> _Exercise objective_: Exact reproduction is required for the lines bounded by the one containing "Give me the matplotlib source for this chart." and the one containing "monopattini = [0, 0, 0, 0, 0, 7200000]", both bounds included. Print them without any pictures.

begin Exercise material

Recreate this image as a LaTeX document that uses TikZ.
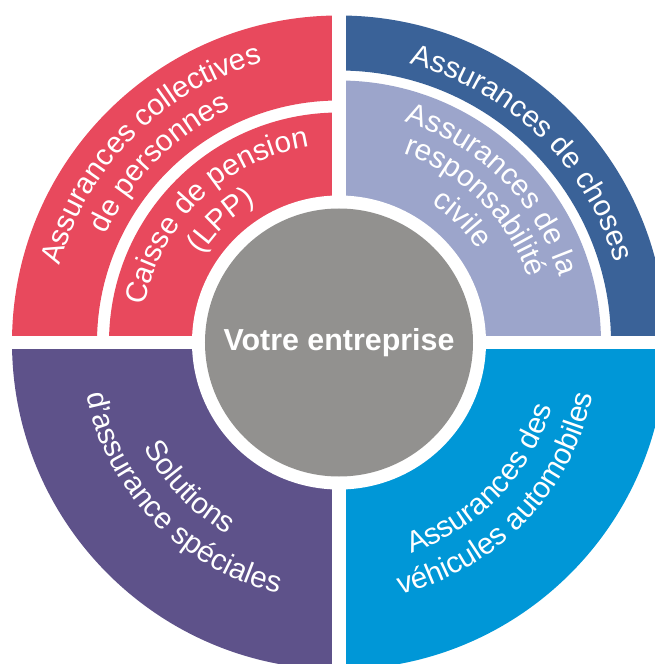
\documentclass[tikz,border=0pt]{standalone}
\usepackage{fontspec}
\setmainfont{Liberation Sans}
\usetikzlibrary{decorations.text}

\definecolor{pinkred}{RGB}{232,73,93}
\definecolor{navyblue}{RGB}{58,98,152}
\definecolor{lavender}{RGB}{156,165,203}
\definecolor{plum}{RGB}{94,82,138}
\definecolor{skyblue}{RGB}{0,151,215}
\definecolor{coregray}{RGB}{146,145,143}
\newcommand{\arcfont}{\fontsize{22.3}{26}\selectfont\color{white}}

\begin{document}
\begin{tikzpicture}[x=0.75pt, y=0.75pt,
	arctext/.style={decorate, decoration={text along path, text align=center, text={|\arcfont|#1}}},
	core/.style={circle, fill=coregray, minimum size=201pt, inner sep=0pt, text=white, font=\fontsize{22.8}{26}\selectfont\bfseries}]
	\useasboundingbox (-339, -321.5) rectangle (316, 342.5);
	% Ring sectors:
	\fill[pinkred] (90:242) arc[start angle=90, end angle=180, radius=242] -- (180:327) arc[start angle=180, end angle=90, radius=327] -- cycle;
	\fill[pinkred] (90:140) arc[start angle=90, end angle=180, radius=140] -- (180:230) arc[start angle=180, end angle=90, radius=230] -- cycle;
	\fill[navyblue] (0:272) arc[start angle=0, end angle=90, radius=272] -- (90:327) arc[start angle=90, end angle=0, radius=327] -- cycle;
	\fill[lavender] (0:140) arc[start angle=0, end angle=90, radius=140] -- (90:262) arc[start angle=90, end angle=0, radius=262] -- cycle;
	\fill[plum] (180:140) arc[start angle=180, end angle=270, radius=140] -- (270:327) arc[start angle=270, end angle=180, radius=327] -- cycle;
	\fill[skyblue] (270:140) arc[start angle=270, end angle=360, radius=140] -- (360:327) arc[start angle=360, end angle=270, radius=327] -- cycle;
	\draw[white, line width=10.5pt] (0, -340) -- (0, 350);
	\draw[white, line width=9.75pt] (-345, 0) -- (340, 0);
	% Centre:
	\fill[white] (0, 0) circle[radius=147];
	\node[core] (core) at (0, 0) {Votre entreprise};
	% Curved labels:
	\path[arctext={Assurances collectives}] (195:290) arc[start angle=195, end angle=75, radius=290];
	\path[arctext={de personnes}] (195:257) arc[start angle=195, end angle=75, radius=257];
	\path[arctext={Caisse de pension}] (184:198) arc[start angle=184, end angle=84, radius=198];
	\path[arctext={(LPP)}] (184:163) arc[start angle=184, end angle=84, radius=163];
	\path[arctext={Assurances de choses}] (106:287) arc[start angle=106, end angle=-14, radius=287];
	\path[arctext={Assurances de la}] (105:230) arc[start angle=105, end angle=-15, radius=230];
	\path[arctext={responsabilité}] (105:200) arc[start angle=105, end angle=-15, radius=200];
	\path[arctext={civile}] (105:167) arc[start angle=105, end angle=-15, radius=167];
	\path[arctext={Solutions}] (164:222) arc[start angle=164, end angle=284, radius=222];
	\path[arctext={d'assurance spéciales}] (164:258) arc[start angle=164, end angle=284, radius=258];
	\path[arctext={Assurances des}] (256:223) arc[start angle=256, end angle=376, radius=223];
	\path[arctext={véhicules automobiles}] (256:259) arc[start angle=256, end angle=376, radius=259];
\end{tikzpicture}
\end{document}
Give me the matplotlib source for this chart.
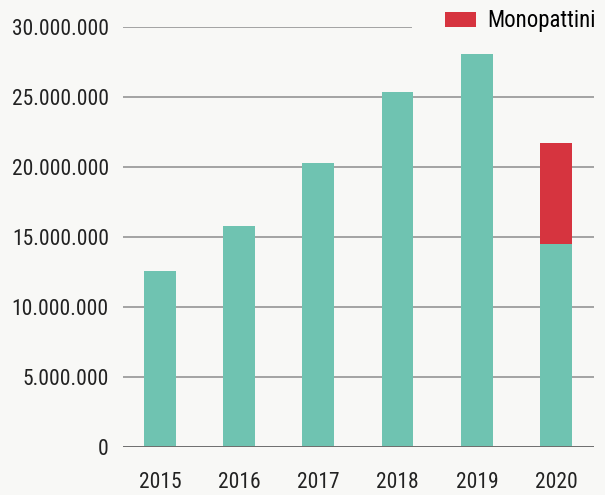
import matplotlib.pyplot as plt

anni = ['2015', '2016', '2017', '2018', '2019', '2020']
altri = [12570000, 15800000, 20300000, 25400000, 28100000, 14500000]
monopattini = [0, 0, 0, 0, 0, 7200000]

plt.rcParams['font.family'] = ['Roboto Condensed', 'DejaVu Sans']

verde = '#6fc3b1'
rosso = '#d6343f'
sfondo = '#f8f8f6'

fig = plt.figure(figsize=(6.05, 4.95), dpi=100, facecolor=sfondo)
ax = fig.add_axes([0.203, 0.097, 0.779, 0.848])
ax.set_facecolor(sfondo)

x = range(len(anni))
ax.bar(x, altri, width=0.4, color=verde, zorder=3)
ax.bar(x, monopattini, width=0.4, bottom=altri, color=rosso, zorder=3,
       label='Monopattini')

ax.set_xlim(-0.467, 5.48)
ax.set_ylim(0, 30000000)
ticks = [0, 5000000, 10000000, 15000000, 20000000, 25000000, 30000000]
ax.set_yticks(ticks)
ax.set_yticklabels([f'{t:,}'.replace(',', '.') for t in ticks])
ax.set_xticks(list(x))
ax.set_xticklabels(anni)
ax.tick_params(length=0, labelsize=15.5, colors='#222222')
ax.tick_params(axis='y', pad=10)
ax.tick_params(axis='x', pad=18)

# griglia (la riga dei 30 milioni si ferma prima della legenda)
for t in ticks[1:-1]:
    ax.axhline(t, color='#a3a3a3', lw=1.4, zorder=1)
ax.axhline(ticks[-1], xmax=0.611, color='#a3a3a3', lw=1.4, zorder=1)
ax.axhline(0, color='#6e6e6e', lw=1.4, zorder=4)

for s in ax.spines.values():
    s.set_visible(False)

ax.legend(loc='center right', bbox_to_anchor=(596 / 605, 0.958),
          bbox_transform=fig.transFigure, frameon=False, fontsize=16.4,
          handlelength=1.36, handleheight=0.62, handletextpad=0.5,
          borderaxespad=0, borderpad=0)

plt.savefig('out.png', dpi=100, facecolor=fig.get_facecolor())
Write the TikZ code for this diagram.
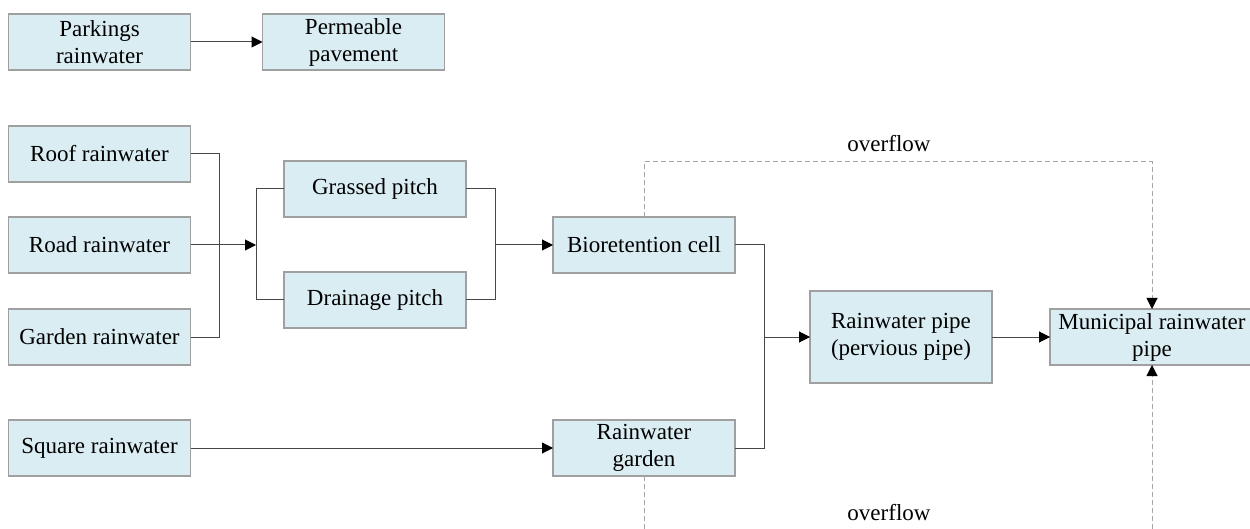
\documentclass[tikz,border=0pt]{standalone}
\usepackage{fontspec}
\setmainfont{Liberation Serif}
\usetikzlibrary{arrows.meta}
\definecolor{boxfill}{RGB}{218,237,243}
\definecolor{boxline}{RGB}{160,160,160}
\definecolor{conline}{RGB}{70,70,70}
\definecolor{dashline}{RGB}{165,165,165}
\begin{document}
\begin{tikzpicture}[x=1pt,y=-1pt,
  box/.style={draw=boxline, fill=boxfill, line width=1.2pt, inner sep=0pt, outer sep=0pt,
    minimum width=182pt, minimum height=56pt, align=center,
    font=\fontsize{23}{27}\selectfont},
  con/.style={draw=conline, line width=1pt},
  tip/.style={-{Triangle[length=11pt,width=11pt,color=black]}},
  arr/.style={con, tip},
  ovf/.style={draw=dashline, line width=1pt, dash pattern=on 5pt off 3pt},
  ovfarr/.style={ovf, tip},
  lbl/.style={font=\fontsize{23}{27}\selectfont, inner sep=0pt}
]
\useasboundingbox (0,0) rectangle (1250,529);
% nodes
\node[box] (park) at (99.5,42) {Parkings\\rainwater};
\node[box] (perm) at (353.5,42) {Permeable\\pavement};
\node[box] (roof) at (99.5,154) {Roof rainwater};
\node[box] (road) at (99.5,245) {Road rainwater};
\node[box] (gard) at (99.5,337) {Garden rainwater};
\node[box] (squa) at (99.5,448) {Square rainwater};
\node[box] (gras) at (375,189) {Grassed pitch};
\node[box] (drai) at (375,300) {Drainage pitch};
\node[box] (bio) at (644,245) {Bioretention cell};
\node[box] (rgar) at (644,448) {Rainwater\\garden};
\node[box, minimum height=92pt] (pipe) at (901,337) {Rainwater pipe\\(pervious pipe)};
\node[box, minimum width=204pt] (muni) at (1152,337) {Municipal rainwater\\pipe};
% junction coordinates
\coordinate (j1) at (219,245);
\coordinate (j2) at (256,245);
\coordinate (j3) at (495,245);
\coordinate (j4) at (764,337);
\coordinate (ovt) at (1152,162);
\coordinate (ovb1) at (644,529);
\coordinate (ovb2) at (1152,529);
% connectors
\draw[arr] (park.east) -- (perm.west);
\draw[con] (roof.east) -| (j1);
\draw[con] (gard.east) -| (j1);
\draw[arr] (road.east) -- (j2);
\draw[con] (gras.west) -| (j2);
\draw[con] (drai.west) -| (j2);
\draw[con] (gras.east) -| (j3);
\draw[con] (drai.east) -| (j3);
\draw[arr] (j3) -- (bio.west);
\draw[arr] (squa.east) -- (rgar.west);
\draw[con] (bio.east) -| (j4);
\draw[con] (rgar.east) -| (j4);
\draw[arr] (j4) -- (pipe.west);
\draw[arr] (pipe.east) -- (muni.west);
% overflow
\draw[ovfarr] (bio.north) |- (ovt) -- (muni.north);
\draw[ovf] (rgar.south) -- (ovb1);
\draw[ovfarr] (ovb2) -- (muni.south);
\node[lbl] (ov1) at (889,144) {overflow};
\node[lbl] (ov2) at (889,513) {overflow};
\end{tikzpicture}
\end{document}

end Exercise material

> _Exercise answer_:
Give me the matplotlib source for this chart.
import matplotlib.pyplot as plt

anni = ['2015', '2016', '2017', '2018', '2019', '2020']
altri = [12570000, 15800000, 20300000, 25400000, 28100000, 14500000]
monopattini = [0, 0, 0, 0, 0, 7200000]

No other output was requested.